Tino Sehgal (b. 1976) is known for artworks composed exclusively using the human body, voice, and social interaction. His artistic practice focuses on the fleeting gestures and subtleties of social encounters, with participation and open exchange as the subjects of value, rather than material objects. For this project, Sehgal will present a complex, roaming choreography imagined for Blenheim, involving more than 30 participants.
Conceived as a series of scenes rather than works with fixed locations, the exhibition will move fluidly throughout the Blenheim Park and Gardens like a game of encounters, responding to specific conditions such as the number of visitors, the location or the weather. Akin to a swarm or flock, the group of participants – the majority of whom are local residents cast specially for this project – will gather and disperse in a fluid and porous choreography, enacting moments of connection with visitors and their surroundings.
This relationship of movement to context is informed by the landscape architecture of Capability Brown. The fluid response to specific locations and vistas, and the adaptation to visitors’ movements, will extend the ways in which Brown’s designs were originally inspired by the ‘capability’ of the existing environment and landscape, their innate potential for transformation and elevation. The exhibition is organized in collaboration with Marian Goodman Projects.

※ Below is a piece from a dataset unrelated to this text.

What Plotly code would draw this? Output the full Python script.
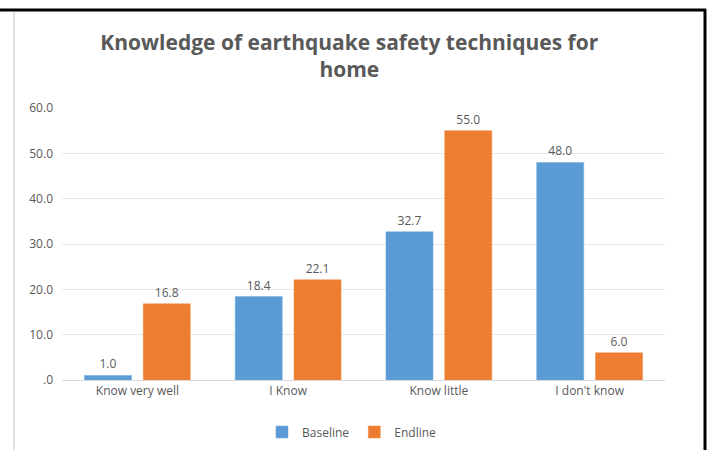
import plotly.graph_objects as go

categories = ["Know very well", "I Know", "Know little", "I don't know"]
baseline = [1.0, 18.4, 32.7, 48.0]
endline = [16.8, 22.1, 55.0, 6.0]
y_tick_vals = [0, 10, 20, 30, 40, 50, 60]
y_tick_text = [".0", "10.0", "20.0", "30.0", "40.0", "50.0", "60.0"]

W, H = 710, 450
L, R, T, B = 62, 45, 108, 70
pw, ph = W - L - R, H - T - B

def px(x):
    return (x - L) / pw

def py(y):
    return (H - B - y) / ph

font_fam = "Open Sans, Noto Sans, sans-serif"
gray = "#595959"

fig = go.Figure()
fig.add_trace(go.Bar(
    name="Baseline", x=categories, y=baseline,
    marker=dict(color="#5B9BD5", line=dict(color="#6FA8DC", width=0.5)),
    text=[f"{v:.1f}" for v in baseline], textposition="outside",
    textfont=dict(size=12, color=gray, family=font_fam), cliponaxis=False,
))
fig.add_trace(go.Bar(
    name="Endline", x=categories, y=endline,
    marker=dict(color="#ED7D31", line=dict(color="#F08A45", width=0.5)),
    text=[f"{v:.1f}" for v in endline], textposition="outside",
    textfont=dict(size=12, color=gray, family=font_fam), cliponaxis=False,
))

fig.update_layout(
    width=W, height=H,
    margin=dict(l=L, r=R, t=T, b=B, autoexpand=False),
    paper_bgcolor="white", plot_bgcolor="white",
    barmode="group", bargap=0.22, bargroupgap=0.2,
    title=dict(
        text="<b>Knowledge of earthquake safety techniques for<br>home</b>",
        x=0.492, xref="container", xanchor="center",
        y=1 - 50 / H, yref="container", yanchor="middle",
        font=dict(size=21, color=gray, family=font_fam),
    ),
    font=dict(family=font_fam, color=gray, size=12),
    showlegend=True,
    legend=dict(
        orientation="h", x=352 / W, xref="container", xanchor="center",
        y=1 - 432 / H, yref="container", yanchor="middle",
        font=dict(size=12, color=gray, family=font_fam),
        itemwidth=30, traceorder="normal",
    ),
    xaxis=dict(
        showgrid=False, showline=True, linecolor="#D9D9D9", linewidth=1,
        ticks="", tickfont=dict(size=12, color=gray), fixedrange=True,
    ),
    yaxis=dict(
        range=[0, 60], tickvals=y_tick_vals, ticktext=y_tick_text,
        showgrid=True, gridcolor="#E8E8E8", gridwidth=1, zeroline=False,
        showline=False, ticks="", tickfont=dict(size=12, color=gray),
        ticklabelstandoff=8,
    ),
    shapes=[
        dict(type="line", xref="paper", yref="paper",
             x0=px(0), x1=px(706), y0=py(10), y1=py(10),
             line=dict(color="black", width=3)),
        dict(type="line", xref="paper", yref="paper",
             x0=px(705), x1=px(705), y0=py(9), y1=py(452),
             line=dict(color="black", width=3)),
        dict(type="line", xref="paper", yref="paper",
             x0=px(14), x1=px(14), y0=py(12), y1=py(452),
             line=dict(color="#E0E0E0", width=2)),
    ],
)

fig.write_html(
    "out.html",
    config={"displayModeBar": False},
    post_script="document.body.style.margin='0';document.body.style.overflow='hidden';",
)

Among the more recent art exhibitions at Blenheim, Cecily Brown was shown in 2020 and Maurizio Cattelan's work was installed in the palace in 2019, including his infamous ‘America’, a fully-functioning, solid 18-karat gold toilet that served as commentary on the historic constructs of status, wealth and power. That piece was stolen during the exhibition and has not been recovered, amongst a number of recent art crimes at England's castles and estates.